On June 13, 2026, the Commerce Department sent a letter to Anthropic requiring that access to the company’s latest AI models be licensed for foreign individuals, including the company’s own domestic employees who happen to be foreign nationals. Commerce Secretary Howard Lutnick’s name was on the directive. Anthropic’s response was swift and blunt: it suspended access to its newest models for all foreign nationals.

A licensing regime that doesn’t technically exist

The federal government hasn’t passed an AI licensing law. There’s no formal regulatory framework. No published guidelines that AI companies can read, interpret, and comply with.

What exists instead is something Leo Schwartz of The Information describes as a de facto licensing regime. The government is wielding national security authority to impose restrictions on a case-by-case basis, without the transparency or consistency that formal rulemaking would require.

Anthropic isn’t the only company getting the treatment. The Trump administration also requested that OpenAI limit the rollout of GPT-5.6, its latest model, pending government approval for each individual customer.

The approach centers almost entirely on national security concerns, with particular focus on foreign AI talent from China. Rather than establishing broad rules that apply equally across the industry, the Commerce Department appears to be making decisions model by model, company by company, letter by letter.

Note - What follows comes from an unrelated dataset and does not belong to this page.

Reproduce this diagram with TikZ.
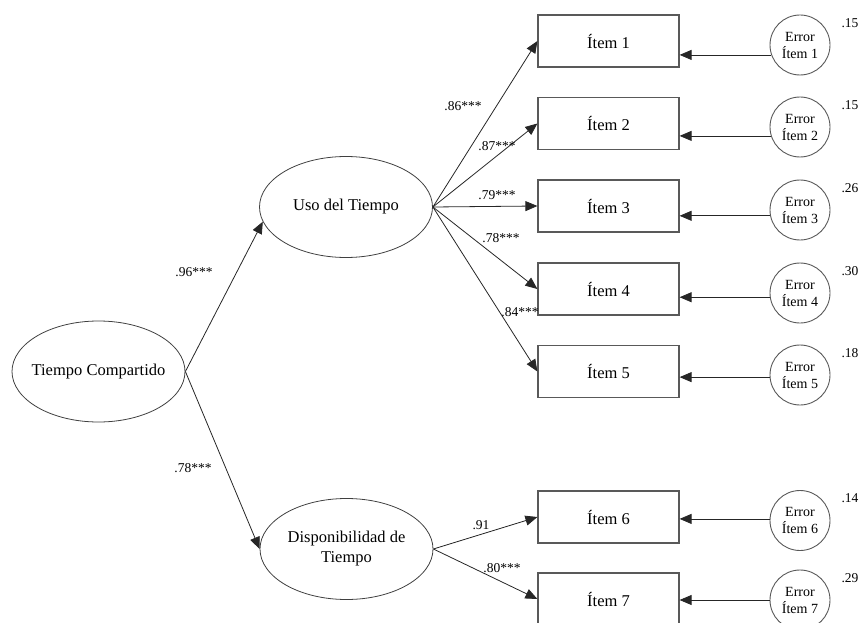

Why this matters for the AI industry

When Anthropic suspended access for all foreign nationals after receiving the Commerce Department’s letter, it wasn’t making a political statement. It was making a risk calculation. Without clear rules about who counts as a security concern, the safest move was to cut off everyone who might fall under the government’s vague mandate.

OpenAI faces a similar bind. Being told to seek government approval for each customer before rolling out GPT-5.6 transforms a product launch into something closer to a defense contracting process.

National security versus innovation, the eternal tension

The Trump administration’s approach represents a sharp departure from earlier AI governance efforts, which leaned heavily on voluntary commitments from companies and generally prioritized encouraging innovation. The pendulum has swung hard toward security-first thinking, and the instrument being used is executive power rather than congressional action.

Discussions are reportedly underway about mandatory licensing requirements and pre-release government reviews of cutting-edge models.